## GIVEN INSTRUCTION
Read the entries below and pull out each line with the string "script".

## MATERIAL FOR THE TASK

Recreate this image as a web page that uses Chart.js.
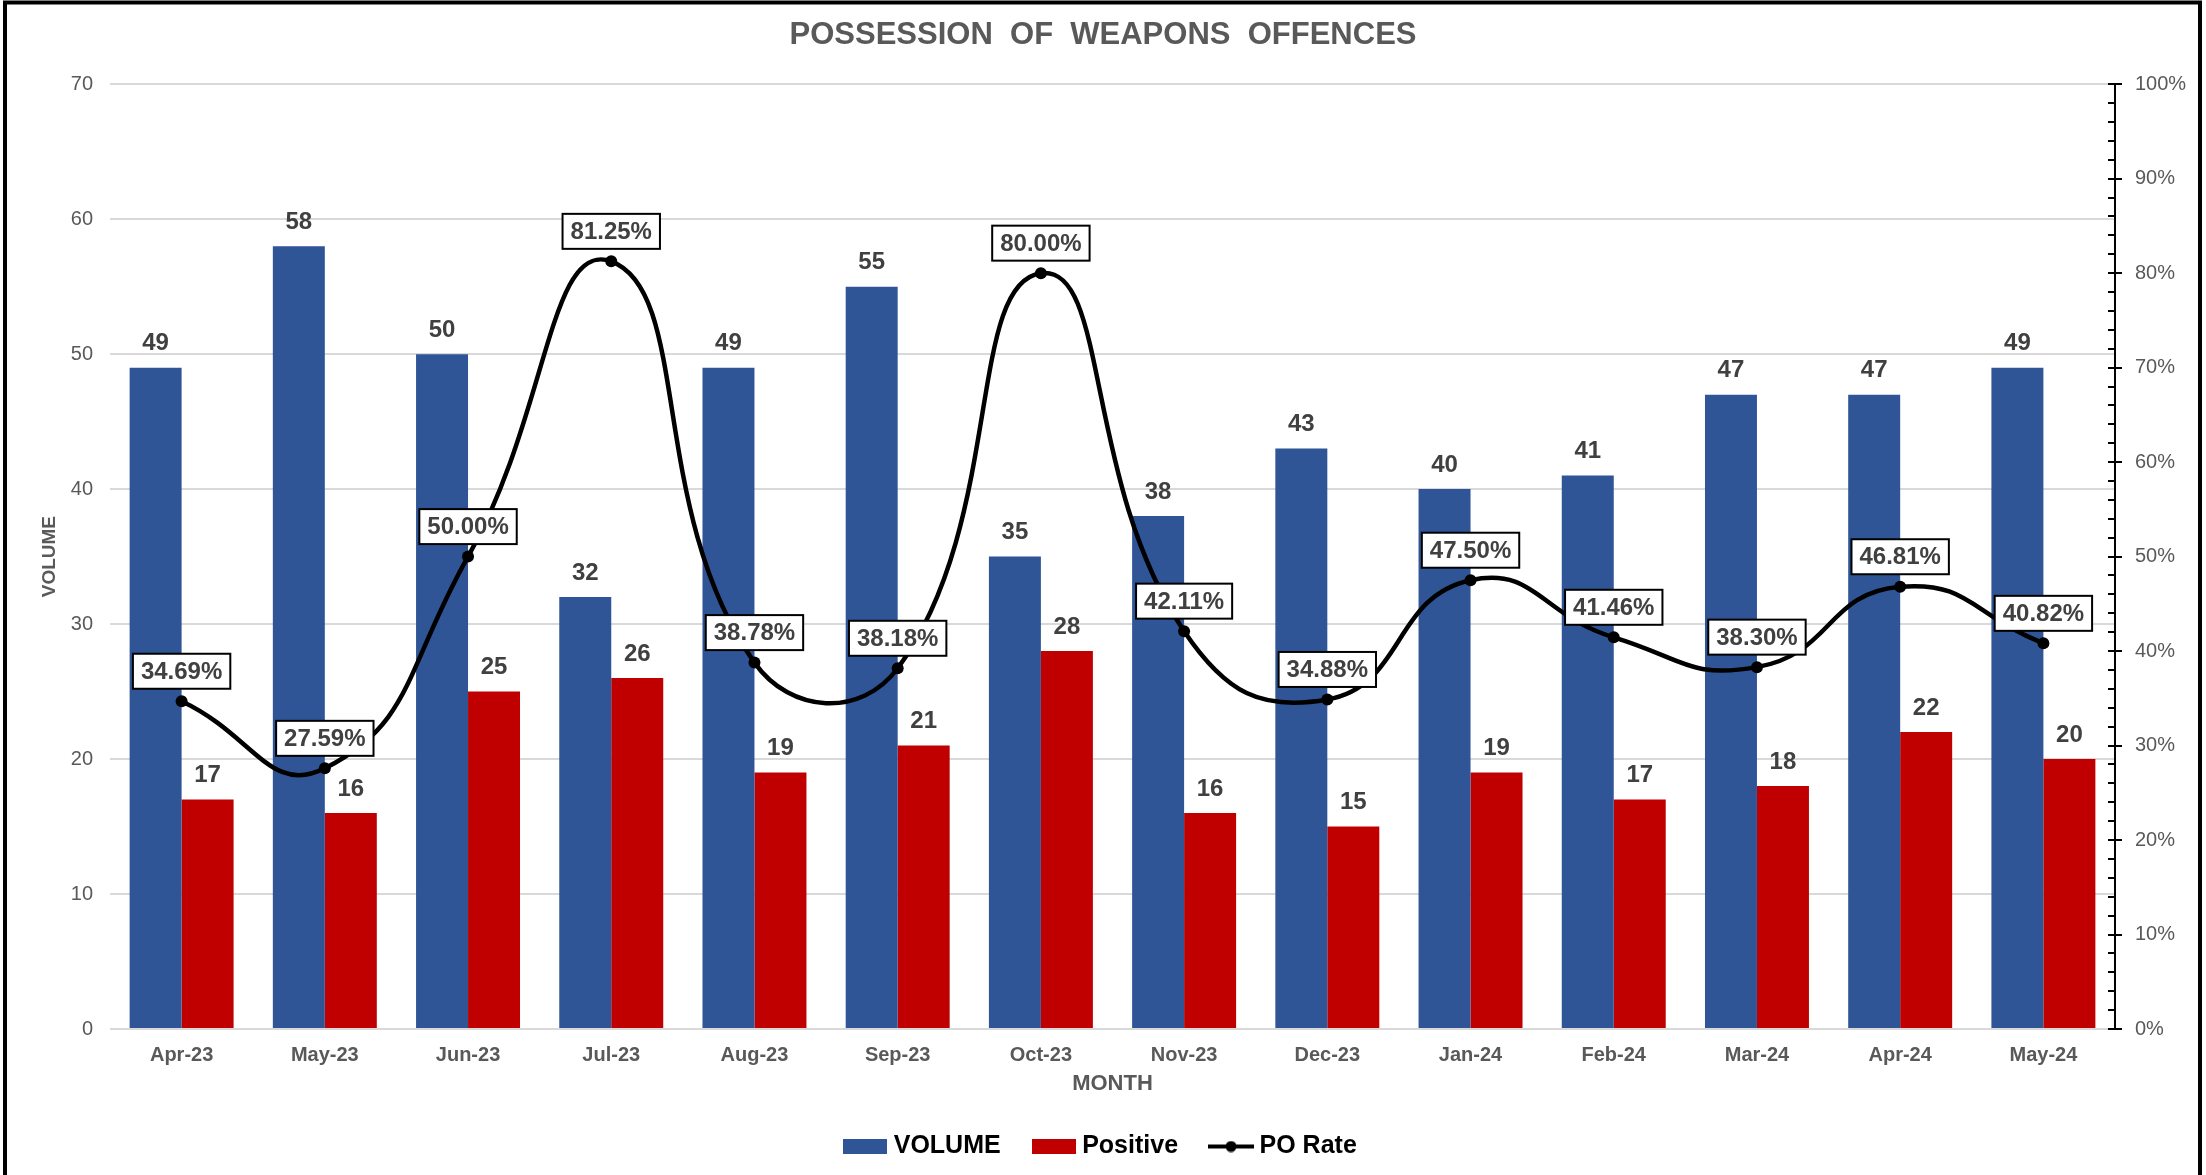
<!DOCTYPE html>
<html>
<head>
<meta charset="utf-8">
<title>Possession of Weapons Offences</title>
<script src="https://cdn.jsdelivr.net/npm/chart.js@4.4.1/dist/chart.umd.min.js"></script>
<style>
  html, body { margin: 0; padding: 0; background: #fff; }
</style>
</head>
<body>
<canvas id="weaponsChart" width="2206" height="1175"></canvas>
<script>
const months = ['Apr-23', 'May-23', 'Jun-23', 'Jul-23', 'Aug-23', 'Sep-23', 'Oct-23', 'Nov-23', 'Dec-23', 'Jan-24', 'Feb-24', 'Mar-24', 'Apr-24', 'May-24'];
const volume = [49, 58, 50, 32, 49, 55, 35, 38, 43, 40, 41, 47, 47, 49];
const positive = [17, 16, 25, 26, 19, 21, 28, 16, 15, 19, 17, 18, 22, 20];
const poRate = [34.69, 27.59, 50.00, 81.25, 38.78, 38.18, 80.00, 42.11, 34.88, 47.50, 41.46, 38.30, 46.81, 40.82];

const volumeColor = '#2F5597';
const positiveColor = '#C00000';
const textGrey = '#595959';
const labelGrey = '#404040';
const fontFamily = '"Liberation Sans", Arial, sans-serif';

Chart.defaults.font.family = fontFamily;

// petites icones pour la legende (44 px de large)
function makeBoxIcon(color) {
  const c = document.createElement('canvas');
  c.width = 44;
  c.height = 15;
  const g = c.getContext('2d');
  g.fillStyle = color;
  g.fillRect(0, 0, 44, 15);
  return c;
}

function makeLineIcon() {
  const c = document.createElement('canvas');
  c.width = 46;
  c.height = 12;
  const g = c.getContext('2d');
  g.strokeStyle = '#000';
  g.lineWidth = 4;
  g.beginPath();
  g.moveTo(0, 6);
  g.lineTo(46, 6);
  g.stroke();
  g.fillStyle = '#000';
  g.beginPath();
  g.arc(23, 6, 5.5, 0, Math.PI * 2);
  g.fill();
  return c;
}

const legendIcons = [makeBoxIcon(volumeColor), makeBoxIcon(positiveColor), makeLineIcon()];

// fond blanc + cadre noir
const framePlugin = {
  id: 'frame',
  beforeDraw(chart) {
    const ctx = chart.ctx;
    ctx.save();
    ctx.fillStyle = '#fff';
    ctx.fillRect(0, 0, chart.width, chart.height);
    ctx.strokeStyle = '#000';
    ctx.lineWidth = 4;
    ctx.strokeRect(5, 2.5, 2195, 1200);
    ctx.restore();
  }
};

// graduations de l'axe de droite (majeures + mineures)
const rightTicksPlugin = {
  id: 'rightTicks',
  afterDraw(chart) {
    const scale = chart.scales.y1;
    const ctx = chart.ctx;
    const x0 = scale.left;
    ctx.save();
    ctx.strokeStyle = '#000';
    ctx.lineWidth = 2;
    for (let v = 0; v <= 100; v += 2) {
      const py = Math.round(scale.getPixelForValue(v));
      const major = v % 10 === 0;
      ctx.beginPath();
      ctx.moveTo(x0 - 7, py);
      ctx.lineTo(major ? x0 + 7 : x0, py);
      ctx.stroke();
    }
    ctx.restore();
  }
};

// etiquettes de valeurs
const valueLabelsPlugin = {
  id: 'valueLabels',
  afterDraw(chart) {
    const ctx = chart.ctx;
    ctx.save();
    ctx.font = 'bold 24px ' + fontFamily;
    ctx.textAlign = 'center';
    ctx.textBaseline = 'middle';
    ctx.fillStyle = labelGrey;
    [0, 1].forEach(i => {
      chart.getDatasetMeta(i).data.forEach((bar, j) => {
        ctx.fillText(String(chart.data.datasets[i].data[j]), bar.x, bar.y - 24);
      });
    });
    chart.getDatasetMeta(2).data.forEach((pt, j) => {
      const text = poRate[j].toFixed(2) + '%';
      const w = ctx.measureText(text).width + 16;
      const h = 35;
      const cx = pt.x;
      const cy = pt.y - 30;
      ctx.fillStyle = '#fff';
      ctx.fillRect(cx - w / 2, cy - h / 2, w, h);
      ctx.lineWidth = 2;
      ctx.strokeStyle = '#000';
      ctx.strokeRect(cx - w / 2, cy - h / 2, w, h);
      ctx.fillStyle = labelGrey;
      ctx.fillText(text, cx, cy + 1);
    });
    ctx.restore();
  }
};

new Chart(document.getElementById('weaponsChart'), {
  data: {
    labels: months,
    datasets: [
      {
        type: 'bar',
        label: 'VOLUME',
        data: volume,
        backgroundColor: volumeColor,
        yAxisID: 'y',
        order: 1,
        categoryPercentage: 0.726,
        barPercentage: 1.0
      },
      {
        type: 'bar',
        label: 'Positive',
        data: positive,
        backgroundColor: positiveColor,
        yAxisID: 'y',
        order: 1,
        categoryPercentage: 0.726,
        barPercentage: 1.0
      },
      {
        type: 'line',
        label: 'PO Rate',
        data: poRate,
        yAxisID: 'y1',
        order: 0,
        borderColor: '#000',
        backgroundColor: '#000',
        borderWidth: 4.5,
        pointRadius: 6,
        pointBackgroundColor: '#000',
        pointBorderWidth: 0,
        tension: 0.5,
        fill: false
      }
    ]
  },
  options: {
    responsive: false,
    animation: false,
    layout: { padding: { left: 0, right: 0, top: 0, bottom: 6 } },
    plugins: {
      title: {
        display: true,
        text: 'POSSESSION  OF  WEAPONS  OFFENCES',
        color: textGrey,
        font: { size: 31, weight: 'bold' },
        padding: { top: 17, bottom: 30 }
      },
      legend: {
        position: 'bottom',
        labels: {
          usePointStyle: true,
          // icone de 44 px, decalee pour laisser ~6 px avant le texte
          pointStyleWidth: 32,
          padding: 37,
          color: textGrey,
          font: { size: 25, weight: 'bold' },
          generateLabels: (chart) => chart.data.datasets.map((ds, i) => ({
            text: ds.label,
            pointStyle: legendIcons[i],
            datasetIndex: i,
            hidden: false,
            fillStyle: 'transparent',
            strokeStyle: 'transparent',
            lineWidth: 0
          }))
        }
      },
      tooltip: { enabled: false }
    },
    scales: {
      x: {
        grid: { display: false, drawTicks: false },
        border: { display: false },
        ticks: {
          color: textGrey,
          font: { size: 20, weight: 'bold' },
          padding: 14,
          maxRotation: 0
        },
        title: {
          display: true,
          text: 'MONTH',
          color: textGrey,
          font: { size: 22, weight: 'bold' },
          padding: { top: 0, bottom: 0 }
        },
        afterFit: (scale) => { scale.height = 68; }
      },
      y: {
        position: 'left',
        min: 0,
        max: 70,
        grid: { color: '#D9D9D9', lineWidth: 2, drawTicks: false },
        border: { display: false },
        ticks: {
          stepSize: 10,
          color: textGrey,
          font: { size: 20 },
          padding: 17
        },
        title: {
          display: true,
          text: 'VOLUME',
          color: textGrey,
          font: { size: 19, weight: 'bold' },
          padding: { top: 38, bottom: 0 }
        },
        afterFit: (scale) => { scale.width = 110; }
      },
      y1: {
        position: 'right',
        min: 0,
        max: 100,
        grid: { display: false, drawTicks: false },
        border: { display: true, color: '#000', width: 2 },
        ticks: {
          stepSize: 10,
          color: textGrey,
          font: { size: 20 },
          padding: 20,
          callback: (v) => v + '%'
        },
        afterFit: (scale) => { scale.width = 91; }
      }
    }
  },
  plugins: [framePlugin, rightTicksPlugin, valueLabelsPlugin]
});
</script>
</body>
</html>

...

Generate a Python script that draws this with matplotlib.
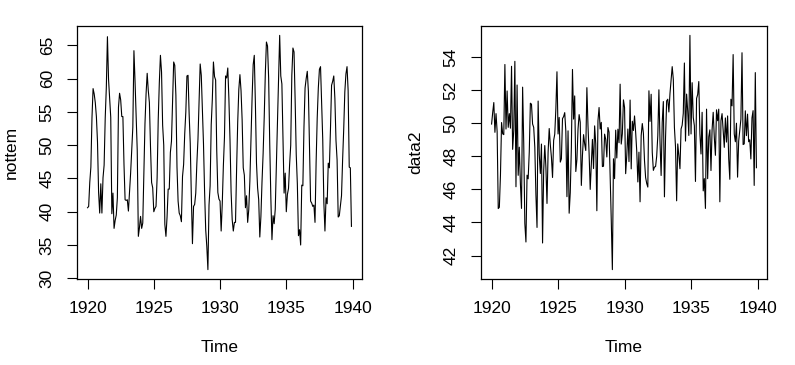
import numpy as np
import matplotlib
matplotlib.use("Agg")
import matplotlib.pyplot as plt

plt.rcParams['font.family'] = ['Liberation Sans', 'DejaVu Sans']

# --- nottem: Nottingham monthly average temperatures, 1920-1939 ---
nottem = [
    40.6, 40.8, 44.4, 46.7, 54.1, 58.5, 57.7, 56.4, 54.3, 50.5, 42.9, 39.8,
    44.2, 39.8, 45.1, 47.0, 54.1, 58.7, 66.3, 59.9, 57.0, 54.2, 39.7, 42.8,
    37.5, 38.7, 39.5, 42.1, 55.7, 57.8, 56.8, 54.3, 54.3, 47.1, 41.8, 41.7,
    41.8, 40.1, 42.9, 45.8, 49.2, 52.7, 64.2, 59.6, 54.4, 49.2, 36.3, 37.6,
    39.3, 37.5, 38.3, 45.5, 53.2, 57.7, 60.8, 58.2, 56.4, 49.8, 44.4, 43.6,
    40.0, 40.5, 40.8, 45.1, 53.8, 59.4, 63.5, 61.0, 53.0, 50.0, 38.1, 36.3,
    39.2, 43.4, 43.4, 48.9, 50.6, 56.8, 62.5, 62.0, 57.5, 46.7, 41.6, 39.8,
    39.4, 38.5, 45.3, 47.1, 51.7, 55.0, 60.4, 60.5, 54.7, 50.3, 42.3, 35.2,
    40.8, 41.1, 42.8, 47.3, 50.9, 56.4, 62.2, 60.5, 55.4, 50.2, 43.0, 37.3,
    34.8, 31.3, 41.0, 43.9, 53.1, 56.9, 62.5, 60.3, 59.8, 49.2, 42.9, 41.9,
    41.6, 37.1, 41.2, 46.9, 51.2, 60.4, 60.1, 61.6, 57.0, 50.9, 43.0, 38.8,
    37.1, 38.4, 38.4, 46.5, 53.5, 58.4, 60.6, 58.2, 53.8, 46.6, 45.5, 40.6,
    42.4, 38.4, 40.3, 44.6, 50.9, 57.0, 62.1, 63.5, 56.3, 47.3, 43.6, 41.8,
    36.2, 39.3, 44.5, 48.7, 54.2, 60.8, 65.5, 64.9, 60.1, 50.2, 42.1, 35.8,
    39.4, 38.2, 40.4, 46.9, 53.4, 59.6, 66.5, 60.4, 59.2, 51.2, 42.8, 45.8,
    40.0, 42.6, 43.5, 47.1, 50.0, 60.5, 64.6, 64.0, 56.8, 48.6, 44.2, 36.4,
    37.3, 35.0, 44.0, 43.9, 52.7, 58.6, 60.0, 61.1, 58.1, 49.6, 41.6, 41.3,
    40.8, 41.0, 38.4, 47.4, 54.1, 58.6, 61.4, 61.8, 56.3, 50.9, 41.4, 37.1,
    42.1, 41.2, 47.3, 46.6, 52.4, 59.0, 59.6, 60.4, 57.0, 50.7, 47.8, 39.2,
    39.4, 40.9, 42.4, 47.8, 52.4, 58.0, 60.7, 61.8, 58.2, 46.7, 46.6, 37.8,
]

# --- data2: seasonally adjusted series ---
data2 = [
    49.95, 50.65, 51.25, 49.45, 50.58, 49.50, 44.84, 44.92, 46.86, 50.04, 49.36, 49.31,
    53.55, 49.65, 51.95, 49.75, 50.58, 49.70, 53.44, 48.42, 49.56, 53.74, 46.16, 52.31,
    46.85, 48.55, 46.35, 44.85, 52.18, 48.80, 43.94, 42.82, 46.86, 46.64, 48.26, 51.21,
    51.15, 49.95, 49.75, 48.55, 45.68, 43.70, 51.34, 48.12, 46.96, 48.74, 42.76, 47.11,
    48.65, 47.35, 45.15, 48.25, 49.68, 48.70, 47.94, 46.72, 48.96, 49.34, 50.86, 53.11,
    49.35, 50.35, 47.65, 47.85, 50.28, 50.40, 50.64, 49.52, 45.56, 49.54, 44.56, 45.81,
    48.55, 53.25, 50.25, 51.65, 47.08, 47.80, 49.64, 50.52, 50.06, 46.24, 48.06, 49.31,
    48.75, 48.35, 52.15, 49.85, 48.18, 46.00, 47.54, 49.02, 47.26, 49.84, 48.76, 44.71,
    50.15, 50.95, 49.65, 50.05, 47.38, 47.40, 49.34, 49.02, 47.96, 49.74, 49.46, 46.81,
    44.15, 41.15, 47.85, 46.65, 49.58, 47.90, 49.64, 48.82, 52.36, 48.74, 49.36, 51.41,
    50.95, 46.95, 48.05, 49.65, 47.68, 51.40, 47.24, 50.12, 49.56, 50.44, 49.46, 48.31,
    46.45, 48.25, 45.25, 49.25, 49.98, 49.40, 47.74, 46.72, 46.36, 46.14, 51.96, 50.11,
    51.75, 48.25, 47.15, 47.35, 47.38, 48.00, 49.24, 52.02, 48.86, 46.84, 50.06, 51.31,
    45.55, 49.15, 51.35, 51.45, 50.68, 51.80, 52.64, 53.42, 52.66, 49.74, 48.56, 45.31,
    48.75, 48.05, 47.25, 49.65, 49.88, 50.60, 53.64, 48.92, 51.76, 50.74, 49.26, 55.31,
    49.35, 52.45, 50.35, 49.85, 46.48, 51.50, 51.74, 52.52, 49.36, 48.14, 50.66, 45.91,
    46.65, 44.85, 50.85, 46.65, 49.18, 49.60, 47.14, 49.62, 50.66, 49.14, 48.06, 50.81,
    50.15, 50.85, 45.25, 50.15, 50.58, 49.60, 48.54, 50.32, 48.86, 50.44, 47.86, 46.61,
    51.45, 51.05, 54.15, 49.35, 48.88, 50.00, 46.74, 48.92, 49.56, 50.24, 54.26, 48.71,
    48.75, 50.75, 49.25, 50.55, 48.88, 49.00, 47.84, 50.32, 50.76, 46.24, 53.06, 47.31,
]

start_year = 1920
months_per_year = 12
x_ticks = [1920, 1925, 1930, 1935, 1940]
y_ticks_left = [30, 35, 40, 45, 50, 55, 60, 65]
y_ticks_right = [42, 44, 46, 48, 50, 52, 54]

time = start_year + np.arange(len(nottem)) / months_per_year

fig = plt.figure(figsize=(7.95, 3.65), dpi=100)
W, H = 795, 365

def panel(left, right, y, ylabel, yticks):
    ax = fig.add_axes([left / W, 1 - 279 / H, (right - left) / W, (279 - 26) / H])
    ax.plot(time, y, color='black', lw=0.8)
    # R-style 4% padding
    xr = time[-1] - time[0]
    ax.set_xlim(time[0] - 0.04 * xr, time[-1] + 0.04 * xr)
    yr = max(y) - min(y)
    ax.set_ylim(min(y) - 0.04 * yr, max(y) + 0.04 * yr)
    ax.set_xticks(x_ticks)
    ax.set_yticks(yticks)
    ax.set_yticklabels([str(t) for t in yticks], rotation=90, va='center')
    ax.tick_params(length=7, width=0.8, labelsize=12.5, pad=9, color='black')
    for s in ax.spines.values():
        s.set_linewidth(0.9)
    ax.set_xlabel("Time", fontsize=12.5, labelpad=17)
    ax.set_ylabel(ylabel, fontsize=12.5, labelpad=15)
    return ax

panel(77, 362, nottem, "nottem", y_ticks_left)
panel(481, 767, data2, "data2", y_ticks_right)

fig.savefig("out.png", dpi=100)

## THE ANSWER
<script src="https://cdn.jsdelivr.net/npm/chart.js@4.4.1/dist/chart.umd.min.js"></script>
<script>
</script>
Generate a Python script that draws this with matplotlib.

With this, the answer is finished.